Write out the material again word for word, dropping any images it holds.
▽
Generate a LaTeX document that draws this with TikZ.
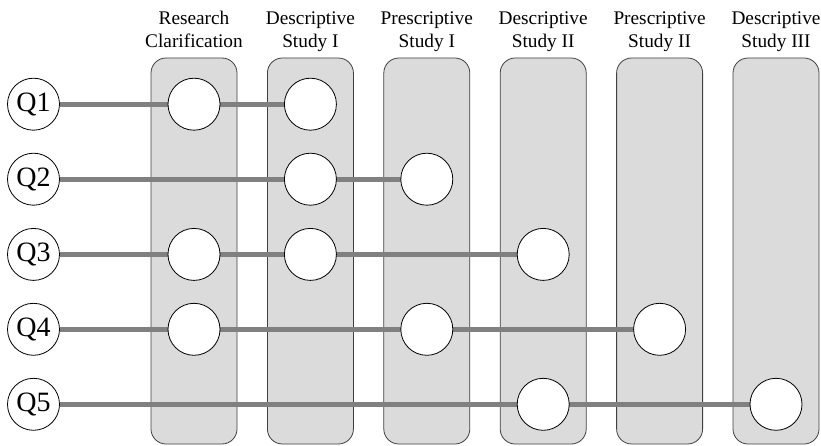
\documentclass[tikz,border=0pt]{standalone}
\usepackage{fontspec}
\setmainfont{Liberation Serif}
\pgfdeclarelayer{boxes}
\pgfdeclarelayer{links}
\pgfsetlayers{boxes,links,main}
\begin{document}
\begin{tikzpicture}[x=1pt,y=1pt,
  stage/.style={draw=black!75, fill=black!14, rounded corners=15pt, line width=0.8pt,
    minimum width=86pt, minimum height=386pt, inner sep=0pt},
  dot/.style={circle, draw=black, fill=white, minimum size=52pt, inner sep=0pt, line width=0.8pt},
  qdot/.style={dot, font=\fontsize{28}{28}\selectfont},
  link/.style={draw=black!50, line width=5pt},
  title/.style={align=center, font=\fontsize{19.3}{23}\selectfont, anchor=base}]
\useasboundingbox (0,0) rectangle (821,445);
% stage columns
\begin{pgfonlayer}{boxes}
\foreach \i/\x in {1/194,2/310.4,3/426.8,4/543.2,5/659.6,6/776}{
  \node[stage] (s\i) at (\x,194) {};
}
\end{pgfonlayer}
% titles
\node[title] (t1) at (194,397.5) {Research\\Clarification};
\node[title] (t2) at (310.4,397.5) {Descriptive\\Study I};
\node[title] (t3) at (426.8,397.5) {Prescriptive\\Study I};
\node[title] (t4) at (543.2,397.5) {Descriptive\\Study II};
\node[title] (t5) at (659.6,397.5) {Prescriptive\\Study II};
\node[title] (t6) at (776,397.5) {Descriptive\\Study III};
% question nodes
\node[qdot] (q1) at (33.5,340.8) {Q1};
\node[qdot] (q2) at (33.5,265.8) {Q2};
\node[qdot] (q3) at (33.5,190.6) {Q3};
\node[qdot] (q4) at (33.5,115.7) {Q4};
\node[qdot] (q5) at (33.5,40.7) {Q5};
% stage circles
\node[dot] (a11) at (194,340.8) {};
\node[dot] (a12) at (310.4,340.8) {};
\node[dot] (a22) at (310.4,265.8) {};
\node[dot] (a23) at (426.8,265.8) {};
\node[dot] (a31) at (194,190.6) {};
\node[dot] (a32) at (310.4,190.6) {};
\node[dot] (a34) at (543.2,190.6) {};
\node[dot] (a41) at (194,115.7) {};
\node[dot] (a43) at (426.8,115.7) {};
\node[dot] (a45) at (659.6,115.7) {};
\node[dot] (a54) at (543.2,40.7) {};
\node[dot] (a56) at (776,40.7) {};
% links
\begin{pgfonlayer}{links}
\draw[link] (q1) -- (a11.center) -- (a12.center);
\draw[link] (q2) -- (a22.center) -- (a23.center);
\draw[link] (q3) -- (a31.center) -- (a32.center) -- (a34.center);
\draw[link] (q4) -- (a41.center) -- (a43.center) -- (a45.center);
\draw[link] (q5) -- (a54.center) -- (a56.center);
\end{pgfonlayer}
\end{tikzpicture}
\end{document}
△
**RESULT BELOW**
Generate a LaTeX document that draws this with TikZ.
\documentclass[tikz,border=0pt]{standalone}
\usepackage{fontspec}
\setmainfont{Liberation Serif}
\pgfdeclarelayer{boxes}
\pgfdeclarelayer{links}
\pgfsetlayers{boxes,links,main}
\begin{document}
\begin{tikzpicture}[x=1pt,y=1pt,
  stage/.style={draw=black!75, fill=black!14, rounded corners=15pt, line width=0.8pt,
    minimum width=86pt, minimum height=386pt, inner sep=0pt},
  dot/.style={circle, draw=black, fill=white, minimum size=52pt, inner sep=0pt, line width=0.8pt},
  qdot/.style={dot, font=\fontsize{28}{28}\selectfont},
  link/.style={draw=black!50, line width=5pt},
  title/.style={align=center, font=\fontsize{19.3}{23}\selectfont, anchor=base}]
\useasboundingbox (0,0) rectangle (821,445);
% stage columns
\begin{pgfonlayer}{boxes}
\foreach \i/\x in {1/194,2/310.4,3/426.8,4/543.2,5/659.6,6/776}{
  \node[stage] (s\i) at (\x,194) {};
}
\end{pgfonlayer}
% titles
\node[title] (t1) at (194,397.5) {Research\\Clarification};
\node[title] (t2) at (310.4,397.5) {Descriptive\\Study I};
\node[title] (t3) at (426.8,397.5) {Prescriptive\\Study I};
\node[title] (t4) at (543.2,397.5) {Descriptive\\Study II};
\node[title] (t5) at (659.6,397.5) {Prescriptive\\Study II};
\node[title] (t6) at (776,397.5) {Descriptive\\Study III};
% question nodes
\node[qdot] (q1) at (33.5,340.8) {Q1};
\node[qdot] (q2) at (33.5,265.8) {Q2};
\node[qdot] (q3) at (33.5,190.6) {Q3};
\node[qdot] (q4) at (33.5,115.7) {Q4};
\node[qdot] (q5) at (33.5,40.7) {Q5};
% stage circles
\node[dot] (a11) at (194,340.8) {};
\node[dot] (a12) at (310.4,340.8) {};
\node[dot] (a22) at (310.4,265.8) {};
\node[dot] (a23) at (426.8,265.8) {};
\node[dot] (a31) at (194,190.6) {};
\node[dot] (a32) at (310.4,190.6) {};
\node[dot] (a34) at (543.2,190.6) {};
\node[dot] (a41) at (194,115.7) {};
\node[dot] (a43) at (426.8,115.7) {};
\node[dot] (a45) at (659.6,115.7) {};
\node[dot] (a54) at (543.2,40.7) {};
\node[dot] (a56) at (776,40.7) {};
% links
\begin{pgfonlayer}{links}
\draw[link] (q1) -- (a11.center) -- (a12.center);
\draw[link] (q2) -- (a22.center) -- (a23.center);
\draw[link] (q3) -- (a31.center) -- (a32.center) -- (a34.center);
\draw[link] (q4) -- (a41.center) -- (a43.center) -- (a45.center);
\draw[link] (q5) -- (a54.center) -- (a56.center);
\end{pgfonlayer}
\end{tikzpicture}
\end{document}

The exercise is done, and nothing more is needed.